Parenting Perspective: Getting ready for college
July 25, 2011 (WPVI) -- Parents and teens carrying clothing, books, stereos, appliances and more up steps. Within the next few weeks, it's a scene that will be repeated in dormitories nationwide, as parents drop their teenagers off to start their college careers.
This year, our oldest son, Jason, begins his freshman year at Carnegie Mellon University in Pittsburgh, Pa.
Already, we've taken advantage of the Penn Moves sale to pick up some of the practical items he'll need. A mini-fridge and microwave sit in our garage. We've ordered his new laptop, opened up a checking account, and I found a great deal on those extra-long twin sheets and a new comforter.
He's also received his dorm assignment and chatted with his roommate-to-be on Facebook, which college officials say is a great way for teens to relieve some of the freshman jitters.
Dr. Stephanie Ives, Associate Vice President for Student Affairs at Temple University, says, "Now, with Facebook and Twitter, there are intentional efforts to have students communicate even beofre they reach college campuses, so they really start building those relationships and getting some of their concerns and worreis out of the way even before they reach the campus itself."

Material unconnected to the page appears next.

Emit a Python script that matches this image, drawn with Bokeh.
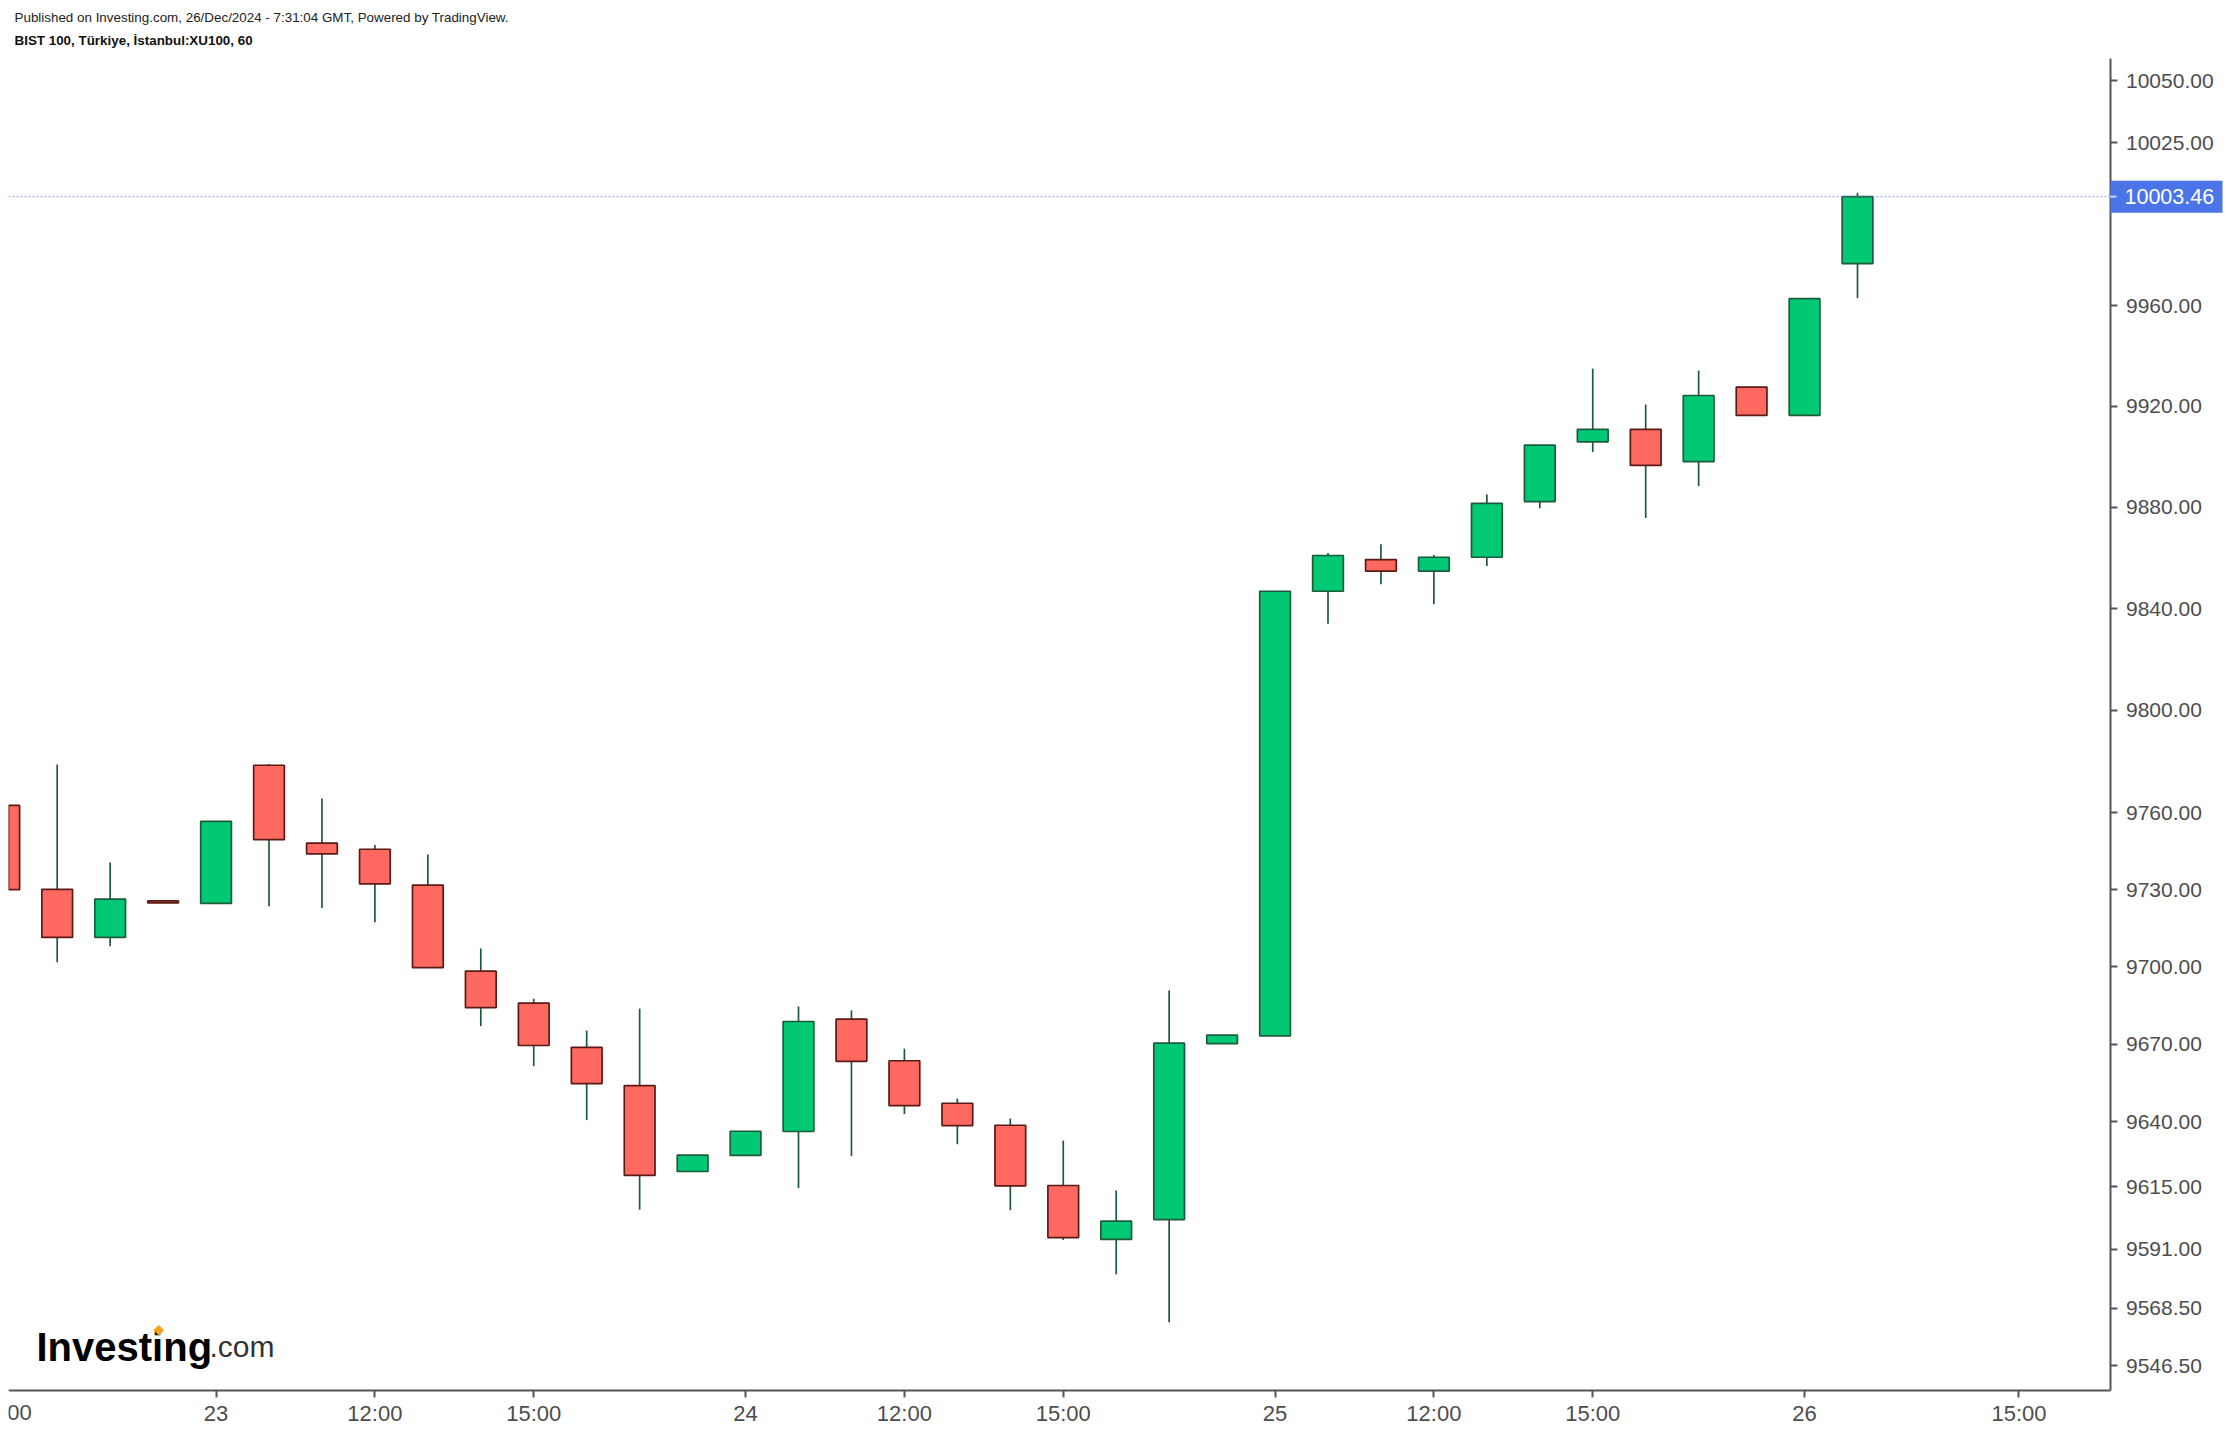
import math
from bokeh.plotting import figure
from bokeh.models import (Range1d, FixedTicker, PrintfTickFormatter, Label,
                          CustomJSTickFormatter, ColumnDataSource)
from bokeh.core.properties import value
from bokeh.embed import file_html
from bokeh.resources import INLINE

# ---- data: hourly bars of BIST 100 (bar index, 0 = 20 Dec 16:00) ----
bar_index = list(range(-1, 35))
opens = [9762.8, 9730.1, 9711.4, 9725.6, 9724.6, 9778.5, 9748.1, 9745.7, 9731.7, 9698.3,
         9685.9, 9668.8, 9654.0, 9620.9, 9627.1, 9636.3, 9679.7, 9663.6, 9647.2, 9638.7,
         9615.5, 9594.8, 9602.4, 9670.2, 9673.2, 9846.8, 9859.3, 9854.7, 9860.2, 9882.2,
         9905.8, 9910.8, 9898.0, 9927.5, 9916.3, 9976.7]
highs = [9762.8, 9778.8, 9740.5, 9725.6, 9756.6, 9779.0, 9765.5, 9747.4, 9743.7, 9707.1,
         9687.6, 9675.3, 9683.8, 9627.2, 9636.4, 9684.6, 9683.1, 9668.3, 9649.0, 9641.3,
         9632.8, 9613.6, 9690.8, 9673.5, 9846.8, 9861.9, 9865.3, 9861.1, 9885.0, 9904.5,
         9934.9, 9920.6, 9934.1, 9927.5, 9962.7, 10005.0]
lows = [9730.0, 9701.8, 9708.0, 9724.8, 9724.6, 9723.5, 9722.8, 9717.3, 9699.7, 9677.0,
        9661.5, 9640.7, 9606.2, 9620.9, 9627.1, 9614.5, 9626.8, 9643.0, 9631.4, 9606.0,
        9594.6, 9581.4, 9563.1, 9670.2, 9673.2, 9834.0, 9849.6, 9841.7, 9856.8, 9879.5,
        9901.8, 9875.7, 9888.3, 9916.3, 9916.3, 9962.9]
closes = [9730.0, 9711.4, 9726.3, 9724.8, 9756.6, 9749.5, 9743.9, 9732.2, 9699.7, 9684.2,
          9669.5, 9654.8, 9619.4, 9627.2, 9636.4, 9678.8, 9663.4, 9646.3, 9638.6, 9615.4,
          9595.5, 9601.8, 9670.4, 9673.5, 9846.8, 9860.9, 9854.7, 9860.2, 9881.5, 9904.5,
          9910.8, 9896.5, 9924.2, 9916.3, 9962.7, 10003.46]
last_price = 10003.46

x_tick_pos = [3, 6, 9, 13, 16, 19, 23, 26, 29, 33, 37.05]
x_tick_labels = ["23", "12:00", "15:00", "24", "12:00", "15:00", "25", "12:00", "15:00", "26", "15:00"]
first_tick_label = "15:00"   # 20 Dec 15:00, at bar -1 (cut off at the left edge)
y_ticks = [9546.5, 9568.5, 9591, 9615, 9640, 9670, 9700, 9730, 9760, 9800, 9840,
           9880, 9920, 9960, 10000, 10025, 10050]

header1 = "Published on Investing.com, 26/Dec/2024 - 7:31:04 GMT, Powered by TradingView."
header2 = "BIST 100, Türkiye, İstanbul:XU100, 60"

# ---- layout constants (canvas px) ----
W, H = 2230, 1434
LEFT = 8                    # clip edge on the left
AX_X, AX_Y, AX_TOP = 2109.5, 1390, 58   # price axis x, time axis y, top of price axis
BAR0_PX, BAR_PX = 56.7, 52.95           # pixel of bar 0 and bar spacing
REF_PX, REF_VAL, PX_PER_LN = 305, 9960.0, 25000.0  # log price scale


def px_to_bar(px):
    return (px - BAR0_PX) / BAR_PX


def px_to_price(py):
    return REF_VAL * math.exp(-(py - REF_PX) / PX_PER_LN)


SANS = "Liberation Sans"
GREEN, GREEN_LINE = "#00c875", "#1e5b3b"
RED, RED_LINE = "#ff6960", "#5b1a15"
AXIS = "#555555"
TAG = "#4a74e8"

p = figure(width=W, height=H, output_backend="svg", toolbar_location=None,
           x_range=Range1d(px_to_bar(LEFT), px_to_bar(W)),
           y_range=Range1d(px_to_price(H), px_to_price(0)),
           y_axis_type="log", y_axis_location="right",
           min_border_left=LEFT, min_border_right=0, min_border_top=0, min_border_bottom=0,
           outline_line_color=None, background_fill_color="white", border_fill_color="white")
p.title.visible = False
p.grid.visible = False

inc = [c >= o for o, c in zip(opens, closes)]
src = ColumnDataSource(dict(
    x=bar_index, high=highs, low=lows,
    top=[max(o, c) for o, c in zip(opens, closes)],
    bottom=[min(o, c) for o, c in zip(opens, closes)],
    fill=[GREEN if i else RED for i in inc],
    line=[GREEN_LINE if i else RED_LINE for i in inc],
))
p.segment(x0="x", y0="low", x1="x", y1="high", source=src, line_color=GREEN_LINE, line_width=1.7)
p.vbar(x="x", width=0.58, top="top", bottom="bottom", source=src,
       fill_color="fill", line_color="line", line_width=1.7)

# last-price dotted line up to the price axis
p.segment(x0=[px_to_bar(LEFT)], x1=[px_to_bar(AX_X)], y0=[last_price], y1=[last_price],
          line_color="#5b82ee", line_alpha=0.7, line_width=1, line_dash="2 2")

# ---- axes (kept at fixed positions inside the canvas) ----
xa = p.xaxis[0]
xa.fixed_location = px_to_price(AX_Y)
xa.bounds = (px_to_bar(LEFT), px_to_bar(AX_X))
xa.ticker = FixedTicker(ticks=x_tick_pos)
xa.formatter = CustomJSTickFormatter(args=dict(pos=x_tick_pos, labs=x_tick_labels), code="""
    for (let i = 0; i < pos.length; i++) { if (Math.abs(pos[i] - tick) < 1e-6) return labs[i]; }
    return "";
""")
ya = p.yaxis[0]
ya.fixed_location = px_to_bar(AX_X)
ya.bounds = (px_to_price(AX_Y), px_to_price(AX_TOP))
ya.ticker = FixedTicker(ticks=y_ticks)
ya.formatter = PrintfTickFormatter(format="%.2f")
for ax in (xa, ya):
    ax.axis_line_color = AXIS
    ax.axis_line_width = 2
    ax.major_tick_line_color = AXIS
    ax.major_tick_line_width = 2
    ax.major_tick_in = 0
    ax.major_tick_out = 7
    ax.minor_tick_line_color = None
    ax.major_label_text_color = "#4d4d4d"
xa.major_label_text_font = SANS
xa.major_label_text_font_size = "22px"
xa.major_label_standoff = 3
ya.major_label_text_font = SANS
ya.major_label_text_font_size = "21px"
ya.major_label_standoff = 9

# ---- last price tag drawn over the price axis labels ----
p.rect(x=[px_to_bar(2166)], y=[last_price], width=112, height=32, width_units="screen",
       height_units="screen", fill_color=TAG, line_color=None, level="overlay")
p.segment(x0=[px_to_bar(AX_X)], x1=[px_to_bar(2116)], y0=[last_price], y1=[last_price],
          line_color="#c9d5fa", line_width=2, level="overlay")
p.text(x=[px_to_bar(2124)], y=[last_price], text=["10003.46"], text_baseline="middle",
       text_align="left", text_font=value(SANS), text_font_size="21.5px", text_color="white",
       level="overlay")


def lab(text, cx, cy, **kw):
    # cx, cy in canvas px -> screen units relative to frame bottom-left
    lbl = Label(x=cx - LEFT, y=H - cy, x_units="screen", y_units="screen", text=text, **kw)
    p.add_layout(lbl)
    return lbl


# first (cut off) time label
lab(first_tick_label, BAR0_PX - BAR_PX, 1412, text_baseline="middle", text_align="center",
    text_font=SANS, text_font_size="22px", text_color="#4d4d4d")

# header
lab(header1, 14, 17, text_baseline="middle", text_font=SANS, text_font_size="13.4px", text_color="#222222")
lab(header2, 14, 40, text_baseline="middle", text_font=SANS, text_font_size="13.4px",
    text_font_style="bold", text_color="#111111")

# logo
lab("Investing", 36, 1346, text_baseline="alphabetic", text_font=SANS, text_font_size="40px",
    text_font_style="bold", text_color="#000000")
lab(".com", 209, 1346, text_baseline="alphabetic", text_font=SANS, text_font_size="30px",
    text_color="#333333")
lab("\u25C6", 158.5, 1328, text_baseline="middle", text_align="center", text_font="DejaVu Sans",
    text_font_size="14px", text_color="#f7a21b")

open("out.html", "w").write(file_html(p, INLINE))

But this summer isn't just a transition for students like Jason. It's a big transition time for parents like us, who are giving up day-to-day control of their children's lives.
Ives says, "It is a time for change for parents as well and we absolutely appreciate what they are going through and we also want them to know that it's best to let their child develop autonomy, and find out who they are, independent of the family. And this is a wonderful time of life for them to do that."
She adds that parents need to communicate that they will always be there to support their college students, but also urge them to use the resources provided by the school to work through challenges and solve problems.
"We want to make sure we provide excellent services for students that parents know they can rely on and that if the student has an issue, the parent can say, 'Why don't you call the resident assistant, or your academic adviser or the Dean's office and ask for help?' and the person on the other end will be able to help them," Ives says.